Substituting in the rocket's $\Delta v$ and the escape velocity, we get a $v_\infty$ from Ceres of 15,559 m/s. The weak gravity of Ceres has almost no effect on the rocket's velocity, only reducing it by 8 m/s.

The next step is to determine the velocity relative to the Sun. Earth has a maximum orbital velocity of 30.29 km/s. Adding the 11 km/s $v_\infty$ velocity, the spacecraft's velocity relative to the Sun is 41.29 km/s. Ceres has an average orbital velocity of 17.92 km/s. Adding the 15,559 m/s $v_\infty$, the spacecraft's Sun relative velocity is 33,479 m/s. This value is lower than for the spacecraft launched from Earth, but comparing these values is not very meaningful since they are at different heights from the Sun.

To compare these values more directly, we can calculate a solar $v_\infty$ value for both spacecraft. The Sun has a standard gravitational parameter of $1.3271\times10^{20} m^3/s^2$, while the Earth at perihelion is 147.1 million km away from the Sun (escaping at perihelion is optimal due to the Oberth effect). This gives a solar escape velocity of 42,478 m/s, which is faster than the spacecraft. Therefore the spacecraft launched from Earth will not escape the Sun, so a $v_\infty$ value is meaningless (the value would be imaginary). Ceres has a 414 million km semi-major axis, giving a solar escape velocity of 25,320 m/s.
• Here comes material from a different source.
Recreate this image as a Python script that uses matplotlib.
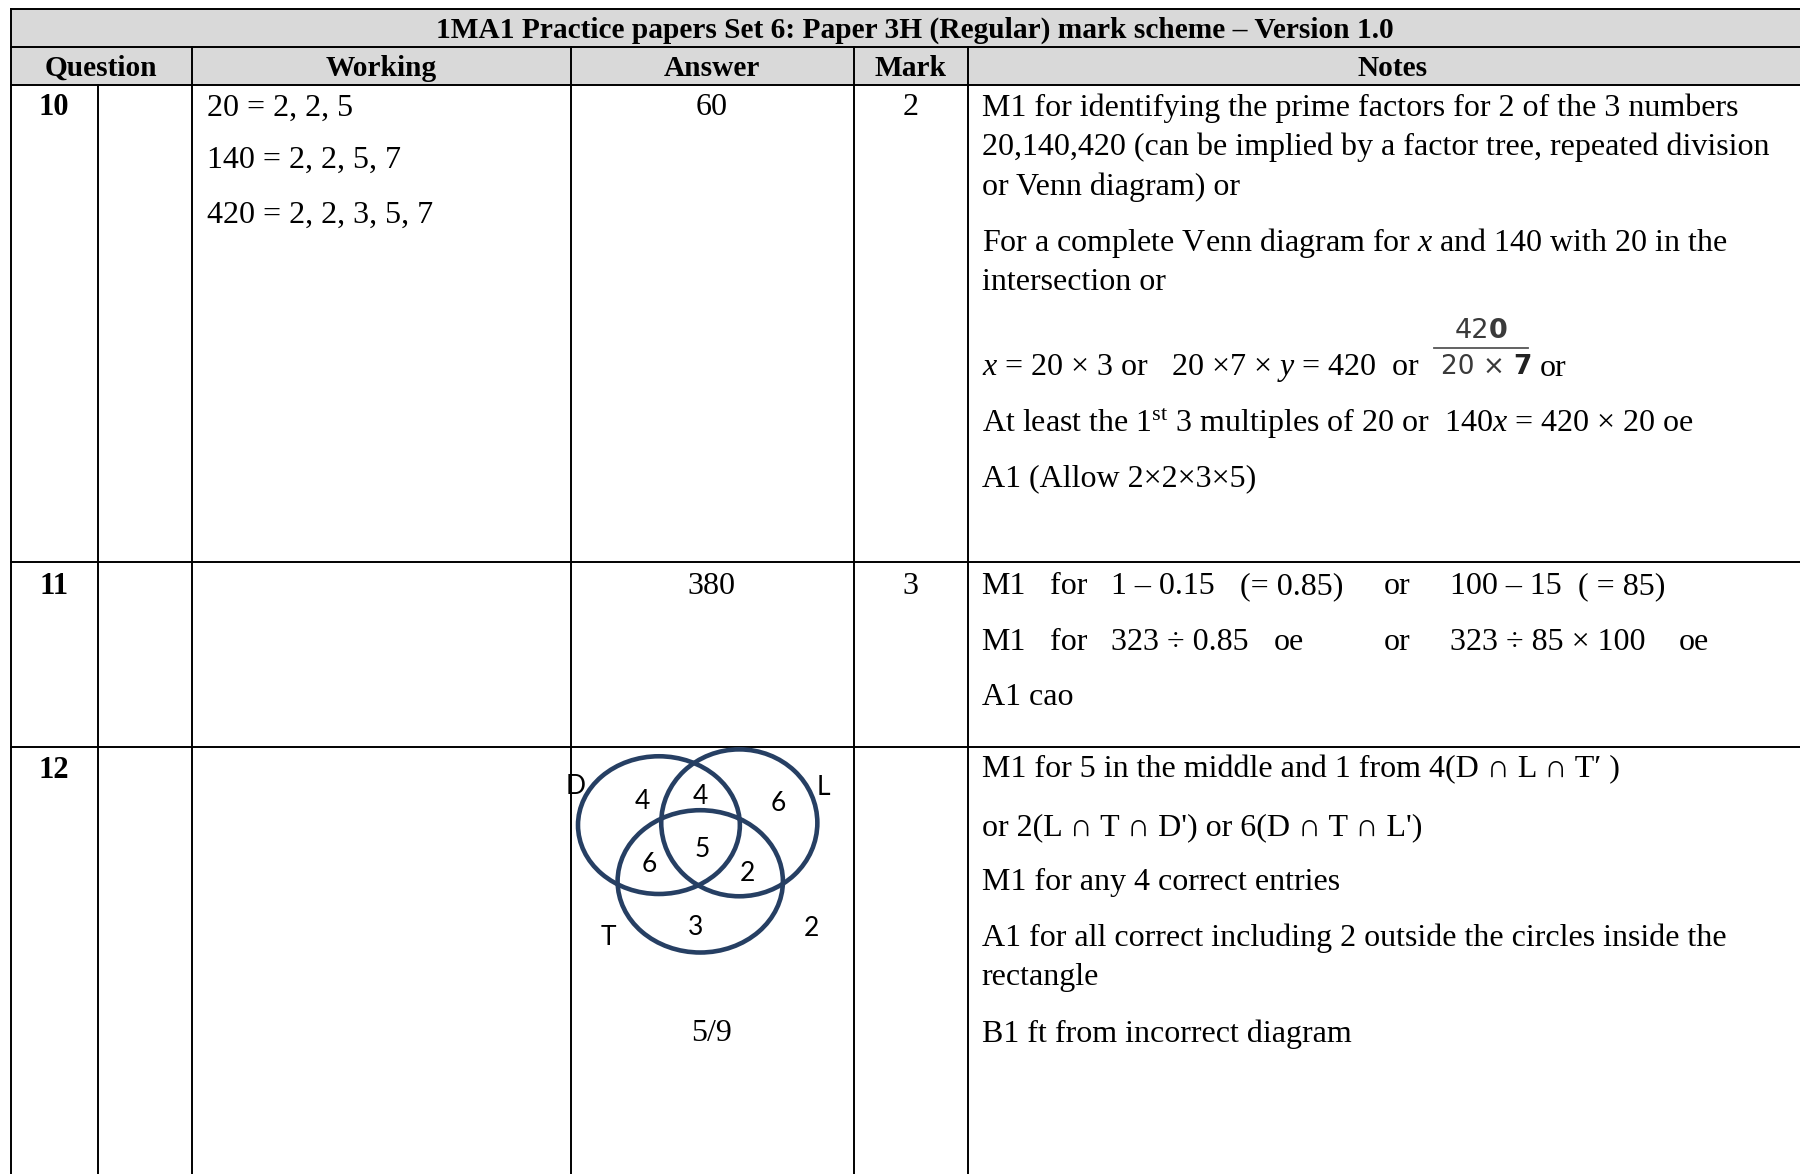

This means that, unlike the Earth-launched spacecraft, the spacecraft launched from Ceres will escape the Sun (and the precise $v_\infty$ value is unnecessary to determine which spacecraft is more capable).

In conclusion, while the initial Sun relative velocity of the Earth-launched spacecraft is higher than the Ceres-launched spacecraft, the Ceres-launched spacecraft is capable of escaping the Sun, while the Earth-launched spacecraft is not. This means that launching from Ceres provides increased capability compared to launching from Earth.